The accused initially absented himself without leave on September 21, 1966, and was returned to military control on December 8, 1966. On his arrival at Corpus Christi, he was restricted to Barracks 76 and was ordered to have a psychiatric interview with the base psychiatrist. He missed his first appointment but made a second one thirty days later. A report of that interview indicates it occurred on March 14, 1967.

According to the staff legal officer’s post-trial review, accused was placed in restriction on January 3, 1967. He remained in that status until May 6, 1967, on which date he began his second period of unauthorized absence. Indeed, the breach formed the basis for one of the charges to which accused pleaded guilty at this trial.

Despite the foregoing, and in light of the fact that the charge sheet failed to reflect the status of restriction to Barracks 76 during the mentioned period, the board refused to accept defense counsel’s contention as to denial of a speedy trial. We disagree. United States v Williams, 16 USCMA 589, 37 CMR 209; United States v Schalck, 14 USCMA 371, 34 CMR 151; United States v Smith, 17 USCMA 427, 38 CMR 225.

In the Williams case, supra, the accused was restricted to his company area for one hundred thirty-eight days *464of the three hundred eighteen involved in bringing him to trial. We there pointed out that such was, regardless of the label employed, the equivalent of arrest. See also United States v Smith, supra. In Schalck, supra, accused was confined for 96 days pending preference of charges. On these facts, we held an issue clearly raised, despite lack of objection below, as to whether the prisoner was denied due process in the handling of the charge against him. Moreover, in United States v Jennings, 17 USCMA 114, 37 CMR 378, we refused to disturb the action of a board of review in reversing and remanding a case wherein four months’ confinement preceded the accused’s trial.'

In the instant case, accused remained in restriction to a barracks from January 3, 1967, until May 6, 1967, a period in excess of four months. Not the slightest explanation has ever been tendered for this untoward delay. The only reference made in the record is that of the accused to an appointment for a psychiatric interview. Yet, that was accomplished on March 14, 1967, and the resultant report submitted two days later. Still, there was no trial of a simple absence charge until accused finally breached restriction fifty-one days later, and then only after his return to military control in July 1967.
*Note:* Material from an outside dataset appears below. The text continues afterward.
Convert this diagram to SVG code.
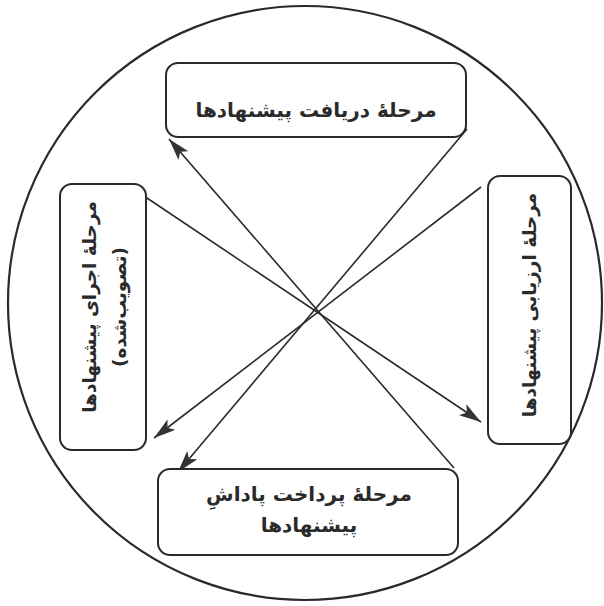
<svg xmlns="http://www.w3.org/2000/svg" width="604" height="606" viewBox="0 0 604 606">
<defs>
<style>
.box{fill:#ffffff;stroke:#2a2a2a;stroke-width:2}
.lbl{font-family:"DejaVu Sans","Noto Sans",sans-serif;font-weight:bold;font-size:20px;fill:#2a2a2a;text-anchor:middle}
.vl{font-size:18.5px}
.con{stroke:#2a2a2a;stroke-width:1.6;fill:none;marker-end:url(#ah)}
</style>
<marker id="ah" markerUnits="userSpaceOnUse" markerWidth="24" markerHeight="14" refX="22" refY="6.5" orient="auto">
<path d="M0,0 L22,6.5 L0,13 L5,6.5 Z" fill="#333333"/>
</marker>
</defs>
<rect width="604" height="606" fill="#ffffff"/>
<circle cx="305" cy="303" r="297" fill="none" stroke="#2a2a2a" stroke-width="2.2"/>
<g id="connectors">
<line class="con" x1="467" y1="129" x2="178" y2="472"/>
<line class="con" x1="481" y1="187" x2="154" y2="438"/>
<line class="con" x1="144" y1="196" x2="481" y2="422"/>
<line class="con" x1="454" y1="468" x2="169" y2="139"/>
</g>
<g id="n-receive">
<rect class="box" x="166" y="63" width="300" height="74" rx="12"/>
<text class="lbl" x="316" y="117" direction="rtl">مرحلۀ دریافت پیشنهادها</text>
</g>
<g id="n-implement">
<rect class="box" x="60" y="184" width="86" height="266" rx="12"/>
<text class="lbl vl" transform="translate(96,307) rotate(-90)" direction="rtl">مرحلۀ اجرای پیشنهادها</text>
<text class="lbl vl" transform="translate(126,307) rotate(-90)" direction="rtl">(تصویب‌شده)</text>
</g>
<g id="n-evaluate">
<rect class="box" x="488" y="176" width="83" height="268" rx="12"/>
<text class="lbl vl" transform="translate(536,305) rotate(-90)" direction="rtl">مرحلۀ ارزیابی پیشنهادها</text>
</g>
<g id="n-reward">
<rect class="box" x="158" y="469" width="300" height="86" rx="12"/>
<text class="lbl" x="309" y="501" direction="rtl">مرحلۀ پرداخت پاداشِ</text>
<text class="lbl" x="309" y="532" direction="rtl">پیشنهادها</text>
</g>
</svg>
On the facts presented, therefore, we find a substantial issue raised by the lengthy, unexplained delay in processing the original charge against the accused, while he was held under close restraint. United States v Schalck, supra; United States v Williams, supra. The board, therefore, on the request of appellate counsel, should have gone into the matter. As it concluded, however, that no issue was raised, we are left with an apparently unconscionable delay in trying the initial charge against the accused and, in light of the circumstances, see no useful purpose in remanding for a further inquiry at this time, when the accused has- already served his sentence and little relief can, in reality, be afforded him. Accordingly, we believe that, under the circumstances, the charge affected should be set aside and ordered dismissed.

The findings of - guilty of specification 1, Charge I, are set aside, and the specification is ordered dismissed. The decision of the board of review is reversed, and the record of trial is returned to the Judge Advocate General of the Navy. The board may reassess the sentence on the remaining findings of guilty.

Judge Kilday concurs.





Dissenting Opinion

Quinn, Chief Judge

(dissenting):

I would affirm the decision of the board of review. United States v Hounshell, 7 USCMA 3, 21 CMR 129; United States v Lustman, 258 F2d 475 (CA2d Cir) (1958).